I longed for Hawaii, where we had been living right before coming to Vietnam, with its comforting winds and exotic sweet smells. This place was no paradise, I realized as our motorcade drove through the city. Being an Army dependent, I knew it was just another station, but this one seemed too different. It was the first time I had ever left my beloved home, America. My parents were in another car and I wished for some explanation.

I was looking out the car window at the most chaotic scene I had ever witnessed. Bicycles, motorcycles, pedestrians and small cars were everywhere. I was afraid we were going to run over somebody, or something. Then I was overtaken by a smell that tickled my nostrils. What was it? I would soon get to know it well: nuoc mam, or fish sauce. It is ubiquitous in Vietnamese cuisine, and its pungent, unmistakable aroma, especially from its production, seemed to hang over the entire city.

Later, I would recognize another smell I first encountered in Vietnam: the heady blend of burning wood and dung, the only two sources of fire fuel in a poor country.

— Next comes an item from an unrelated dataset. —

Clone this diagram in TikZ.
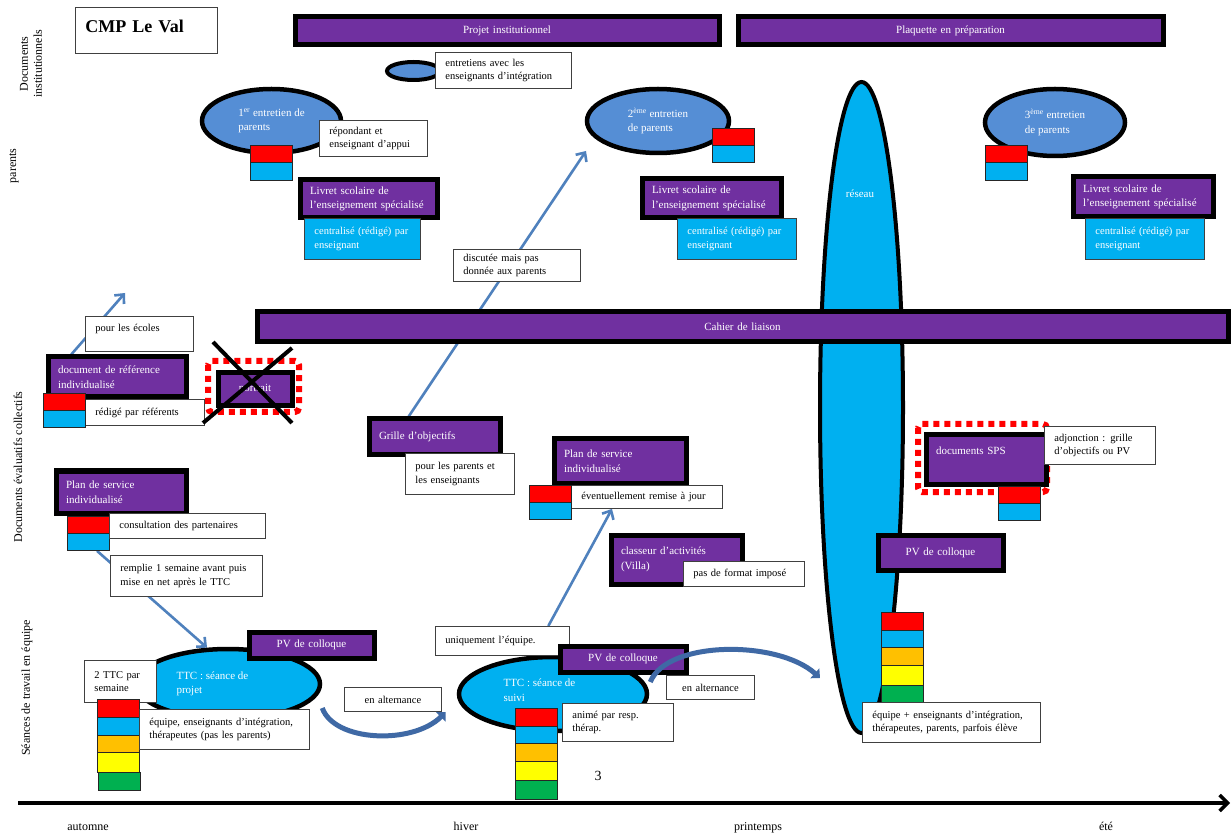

We drove past a graveyard filled with seemingly endless rows of white crosses. Had that many American soldiers already died? I thought to myself. “Whose graves are those?” I asked meekly, terrified of the answer. They were the French soldiers’, I was told. I was puzzled. Why were there so many French soldiers buried in South Vietnam? I had no idea of the history of the war we were about to fight.

We drove past the burial ground to the French-built section of the city, where the houses were shaded by large trees and the grounds were well manicured. The stucco buildings comforted me, and I was glad when a gate closed behind us and we headed quickly toward an pink mansion complete with guesthouse. We were finally locked inside a little America.

The American ambassador to South Vietnam, Henry Cabot Lodge, greeted us along with his wife, Emily — a naturally elegant woman who seemed almost English in her bearing and grace. But she was American — a “blue blood,” as I later learned to call it. There was a certain air in her voice that sounded almost like a whine. I had heard the same tone before from several of my parents’ friends, and Mom often picked it up after being with them.

Nevertheless, I found Emily Lodge’s voice comforting; I could tell my mother and she would get along well, and I knew we would have friends in South Vietnam. I didn’t realize then, but I shouldn’t have worried: Between the large American military and diplomatic presence, and the general Western influence in Saigon, there was a ready-made network of people for us to join, and that would embrace us.

During our first month we stayed in the guest quarters of Ambassador and Mrs. Lodge. The guesthouse was pink, like the mansion, with a kitchen and living room as well as two bedrooms. Rip and I shared a bedroom and would jump from one twin bed to another. We were restless and confused and we took it out on that small dark bedroom, which we upended daily.

I could not sleep at night because of the chill of the air-conditioner. I was only 9 years old and was just beginning to understand the dark fear that lurked behind images and shadows. There was a crack in the wall at which I would stare for hours, imagining Frankenstein’s monster would emerge from it.

I knew I was safe, but I soon learned the flip side of that safety: There was no escape or freedom while we lived in South Vietnam. Little did I know that there was a world beyond the secure gates of the Lodges’ compound where our men were fighting an enemy who looked like our friends, the South Vietnamese. The jungle and terrain I never saw, except from an airplane. My mind wandered.

Things were not always what they seemed to be. My family was in the eye of the storm now, but I was protected and insulated from the horrors of war. Only because of the gentle guidance of my mother did I never consciously know the reality of that world, but there were many unconscious thoughts and feelings filling my soul.